Somehow, the hypnotic repetition of field, farm, astonished local lulled me into driving for almost six hours without even knowing it and we had made a large dent into our cross country drive.
The city of Poznan broke the cycle and provided the opportunity to escape the driver’s seat to stretch my legs around the old town. The layers of the city reflected the turbulent history of both the city and the country. On the new outskirts stood the modern shopping malls and large infrastructure projects such as the huge man made lake Malta, surrounded by western brands like Gucci and Zara. Further in lies the industrial communist buildings and the bland office and apartment blocks. The heart of Poznan is a picturesque old town, with a mixture of old renaissance buildings and those which were reconstructed after the devastation of the Second World War. We cycled through in this order, after going around the lake and ending up in the old town square. Full of life and full of colour the centre was vastly contrasting to the outskirts. Small shops and busy restaurants lined the perimeter and in the middle stood the town hall, which now houses the Museum of Poznan. Eager to learn about the history of the city we popped in for a look around. With only a 20p entrance fee we thought we couldn’t go wrong, but somehow, even a fee that low felt like a rip off when we re-emerged into square. Four stories inside the old building and barely a single interesting artefact. We entered with the hope of getting some info on the history of Poznan, as the museums name suggested but all we encountered were old portraits with potentially informative text in Polish, broken crockery and some stuffed goats. The top floor did house some more useful photos regarding the destruction of the war and the soviet liberation but nothing worth hiking up the creaky staircase for.
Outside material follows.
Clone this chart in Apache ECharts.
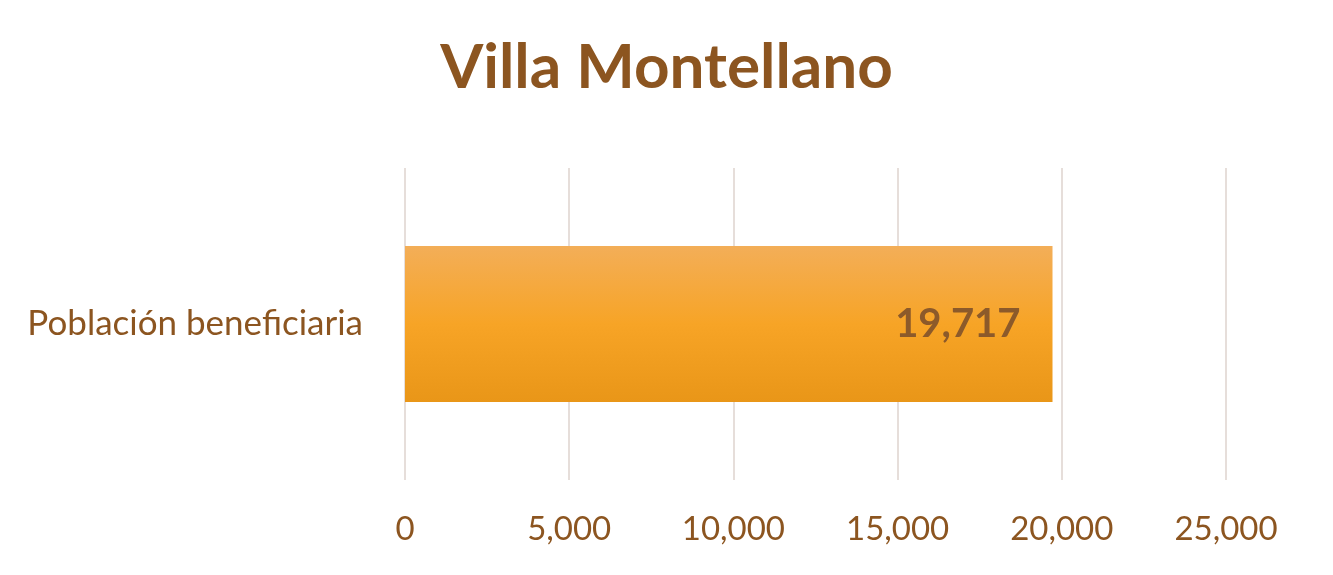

Even if the signs could have explained the infatuation with goats the trip would’ve been worth it. After a great fire laid waste to the city the town hall was rebuilt with a fancy new clock and to celebrate the grand opening there was to be a marvellous feast for all the town and several famous people. The making of the main dish fell to a young kitchen hand who in the excitement of it all took his eye of the roasting venison which burnt to cinders. Terrified after his mistake he stole two billy goats from a nearby field, dragged them back to the square to be cooked where they broke free, ran to the tower and started head butting each other in front of the crowd. The mayor was so amused by the spectacle he pardoned the poor cook and commissioned the construction of the fighting goat clockwork which rings into life at noon each day at the clock tower. Even that little story explaining all the goat souvenirs would’ve been worth it.
Having wasted the afternoon not learning about goats, having a beer and walking aimlessly through the rest of the small old town we bid farewell to Poznan and continued north.
The next marvel on our Polish road trip was the castle at Malbork. With the fancy title of “castle of the Teutonic order” is was worth stopping at to admire the construction. Boasting the titles of largest castle by land area and the biggest brick building in the world it is an impressive old thing with huge turrets sticking out from behind a labyrinth of walls and moats. Built by knights eight hundred years ago it was once the largest fortress in Europe and is four times larger than Windsor castle. We walked around it twice to appreciate its size and ridiculous number of bricks before repeatedly hitting some of those bricks with the frisbee.
After discussing ways to take the castle, Bani opting for a siege or just climbing the walls, we returned to the pot hole infested roads and found another field to stay the night in.